**Written task**
Each line of the material must be repeated precisely, with the pictures left out.

**Dataset content**
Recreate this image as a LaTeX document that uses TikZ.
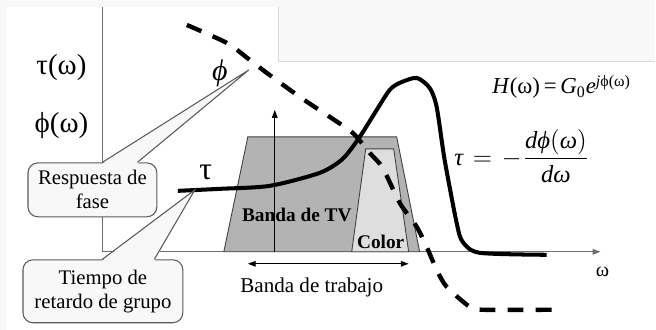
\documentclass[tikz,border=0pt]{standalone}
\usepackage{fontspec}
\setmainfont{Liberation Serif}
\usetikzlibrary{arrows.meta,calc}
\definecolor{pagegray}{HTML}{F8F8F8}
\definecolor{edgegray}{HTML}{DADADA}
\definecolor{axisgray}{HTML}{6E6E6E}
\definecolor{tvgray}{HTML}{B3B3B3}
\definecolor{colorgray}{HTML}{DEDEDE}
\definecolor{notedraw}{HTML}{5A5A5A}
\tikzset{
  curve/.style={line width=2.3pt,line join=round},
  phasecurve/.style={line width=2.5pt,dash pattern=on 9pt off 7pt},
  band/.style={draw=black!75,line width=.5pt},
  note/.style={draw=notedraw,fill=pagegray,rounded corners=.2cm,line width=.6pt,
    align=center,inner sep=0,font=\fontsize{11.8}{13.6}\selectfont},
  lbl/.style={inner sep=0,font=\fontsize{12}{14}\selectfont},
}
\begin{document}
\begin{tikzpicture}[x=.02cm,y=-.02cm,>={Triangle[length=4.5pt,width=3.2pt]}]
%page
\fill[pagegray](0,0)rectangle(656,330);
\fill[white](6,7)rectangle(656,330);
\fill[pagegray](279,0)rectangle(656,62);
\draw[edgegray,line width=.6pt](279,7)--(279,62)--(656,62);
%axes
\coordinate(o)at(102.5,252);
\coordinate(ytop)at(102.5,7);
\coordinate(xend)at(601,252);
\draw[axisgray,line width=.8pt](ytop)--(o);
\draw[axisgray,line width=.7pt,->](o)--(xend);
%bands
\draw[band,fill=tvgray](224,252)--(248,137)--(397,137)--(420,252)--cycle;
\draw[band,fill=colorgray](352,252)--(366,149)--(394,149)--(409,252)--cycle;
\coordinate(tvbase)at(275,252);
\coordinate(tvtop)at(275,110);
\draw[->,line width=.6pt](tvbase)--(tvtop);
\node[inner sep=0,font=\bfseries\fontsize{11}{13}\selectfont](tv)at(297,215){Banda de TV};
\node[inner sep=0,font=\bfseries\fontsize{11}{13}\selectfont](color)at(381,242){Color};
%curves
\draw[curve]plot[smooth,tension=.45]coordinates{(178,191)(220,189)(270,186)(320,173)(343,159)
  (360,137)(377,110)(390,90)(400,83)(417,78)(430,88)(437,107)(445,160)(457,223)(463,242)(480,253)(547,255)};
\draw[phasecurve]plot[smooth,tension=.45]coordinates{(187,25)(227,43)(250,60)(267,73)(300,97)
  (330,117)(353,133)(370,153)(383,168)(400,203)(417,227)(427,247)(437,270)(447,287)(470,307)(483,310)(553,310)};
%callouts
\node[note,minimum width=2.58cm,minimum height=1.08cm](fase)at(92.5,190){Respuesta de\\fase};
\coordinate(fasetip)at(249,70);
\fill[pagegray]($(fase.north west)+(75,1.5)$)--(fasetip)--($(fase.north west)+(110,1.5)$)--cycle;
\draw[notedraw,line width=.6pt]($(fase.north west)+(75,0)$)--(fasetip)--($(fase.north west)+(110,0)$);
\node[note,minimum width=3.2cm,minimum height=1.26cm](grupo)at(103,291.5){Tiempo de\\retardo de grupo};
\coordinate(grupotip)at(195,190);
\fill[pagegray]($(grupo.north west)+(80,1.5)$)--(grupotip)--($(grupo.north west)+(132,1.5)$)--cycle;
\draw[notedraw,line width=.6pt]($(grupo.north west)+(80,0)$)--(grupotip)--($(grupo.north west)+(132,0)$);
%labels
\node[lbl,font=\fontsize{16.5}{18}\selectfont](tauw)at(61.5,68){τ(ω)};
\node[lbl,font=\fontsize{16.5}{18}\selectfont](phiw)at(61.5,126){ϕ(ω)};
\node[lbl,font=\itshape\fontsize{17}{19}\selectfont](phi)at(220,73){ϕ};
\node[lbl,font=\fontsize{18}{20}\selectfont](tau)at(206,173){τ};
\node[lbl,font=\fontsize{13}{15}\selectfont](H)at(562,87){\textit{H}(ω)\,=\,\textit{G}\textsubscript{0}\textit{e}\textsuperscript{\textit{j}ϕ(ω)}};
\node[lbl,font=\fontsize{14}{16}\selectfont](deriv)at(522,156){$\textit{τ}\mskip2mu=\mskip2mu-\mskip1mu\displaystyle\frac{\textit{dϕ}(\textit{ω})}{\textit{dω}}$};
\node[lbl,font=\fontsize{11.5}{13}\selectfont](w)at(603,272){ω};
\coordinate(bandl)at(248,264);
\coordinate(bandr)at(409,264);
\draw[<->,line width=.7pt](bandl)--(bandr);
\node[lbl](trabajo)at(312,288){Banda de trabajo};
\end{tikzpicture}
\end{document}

**The result**
Recreate this image as a LaTeX document that uses TikZ.
\documentclass[tikz,border=0pt]{standalone}
\usepackage{fontspec}
\setmainfont{Liberation Serif}
\usetikzlibrary{arrows.meta,calc}
\definecolor{pagegray}{HTML}{F8F8F8}
\definecolor{edgegray}{HTML}{DADADA}
\definecolor{axisgray}{HTML}{6E6E6E}
\definecolor{tvgray}{HTML}{B3B3B3}
\definecolor{colorgray}{HTML}{DEDEDE}
\definecolor{notedraw}{HTML}{5A5A5A}
\tikzset{
  curve/.style={line width=2.3pt,line join=round},
  phasecurve/.style={line width=2.5pt,dash pattern=on 9pt off 7pt},
  band/.style={draw=black!75,line width=.5pt},
  note/.style={draw=notedraw,fill=pagegray,rounded corners=.2cm,line width=.6pt,
    align=center,inner sep=0,font=\fontsize{11.8}{13.6}\selectfont},
  lbl/.style={inner sep=0,font=\fontsize{12}{14}\selectfont},
}
\begin{document}
\begin{tikzpicture}[x=.02cm,y=-.02cm,>={Triangle[length=4.5pt,width=3.2pt]}]
%page
\fill[pagegray](0,0)rectangle(656,330);
\fill[white](6,7)rectangle(656,330);
\fill[pagegray](279,0)rectangle(656,62);
\draw[edgegray,line width=.6pt](279,7)--(279,62)--(656,62);
%axes
\coordinate(o)at(102.5,252);
\coordinate(ytop)at(102.5,7);
\coordinate(xend)at(601,252);
\draw[axisgray,line width=.8pt](ytop)--(o);
\draw[axisgray,line width=.7pt,->](o)--(xend);
%bands
\draw[band,fill=tvgray](224,252)--(248,137)--(397,137)--(420,252)--cycle;
\draw[band,fill=colorgray](352,252)--(366,149)--(394,149)--(409,252)--cycle;
\coordinate(tvbase)at(275,252);
\coordinate(tvtop)at(275,110);
\draw[->,line width=.6pt](tvbase)--(tvtop);
\node[inner sep=0,font=\bfseries\fontsize{11}{13}\selectfont](tv)at(297,215){Banda de TV};
\node[inner sep=0,font=\bfseries\fontsize{11}{13}\selectfont](color)at(381,242){Color};
%curves
\draw[curve]plot[smooth,tension=.45]coordinates{(178,191)(220,189)(270,186)(320,173)(343,159)
  (360,137)(377,110)(390,90)(400,83)(417,78)(430,88)(437,107)(445,160)(457,223)(463,242)(480,253)(547,255)};
\draw[phasecurve]plot[smooth,tension=.45]coordinates{(187,25)(227,43)(250,60)(267,73)(300,97)
  (330,117)(353,133)(370,153)(383,168)(400,203)(417,227)(427,247)(437,270)(447,287)(470,307)(483,310)(553,310)};
%callouts
\node[note,minimum width=2.58cm,minimum height=1.08cm](fase)at(92.5,190){Respuesta de\\fase};
\coordinate(fasetip)at(249,70);
\fill[pagegray]($(fase.north west)+(75,1.5)$)--(fasetip)--($(fase.north west)+(110,1.5)$)--cycle;
\draw[notedraw,line width=.6pt]($(fase.north west)+(75,0)$)--(fasetip)--($(fase.north west)+(110,0)$);
\node[note,minimum width=3.2cm,minimum height=1.26cm](grupo)at(103,291.5){Tiempo de\\retardo de grupo};
\coordinate(grupotip)at(195,190);
\fill[pagegray]($(grupo.north west)+(80,1.5)$)--(grupotip)--($(grupo.north west)+(132,1.5)$)--cycle;
\draw[notedraw,line width=.6pt]($(grupo.north west)+(80,0)$)--(grupotip)--($(grupo.north west)+(132,0)$);
%labels
\node[lbl,font=\fontsize{16.5}{18}\selectfont](tauw)at(61.5,68){τ(ω)};
\node[lbl,font=\fontsize{16.5}{18}\selectfont](phiw)at(61.5,126){ϕ(ω)};
\node[lbl,font=\itshape\fontsize{17}{19}\selectfont](phi)at(220,73){ϕ};
\node[lbl,font=\fontsize{18}{20}\selectfont](tau)at(206,173){τ};
\node[lbl,font=\fontsize{13}{15}\selectfont](H)at(562,87){\textit{H}(ω)\,=\,\textit{G}\textsubscript{0}\textit{e}\textsuperscript{\textit{j}ϕ(ω)}};
\node[lbl,font=\fontsize{14}{16}\selectfont](deriv)at(522,156){$\textit{τ}\mskip2mu=\mskip2mu-\mskip1mu\displaystyle\frac{\textit{dϕ}(\textit{ω})}{\textit{dω}}$};
\node[lbl,font=\fontsize{11.5}{13}\selectfont](w)at(603,272){ω};
\coordinate(bandl)at(248,264);
\coordinate(bandr)at(409,264);
\draw[<->,line width=.7pt](bandl)--(bandr);
\node[lbl](trabajo)at(312,288){Banda de trabajo};
\end{tikzpicture}
\end{document}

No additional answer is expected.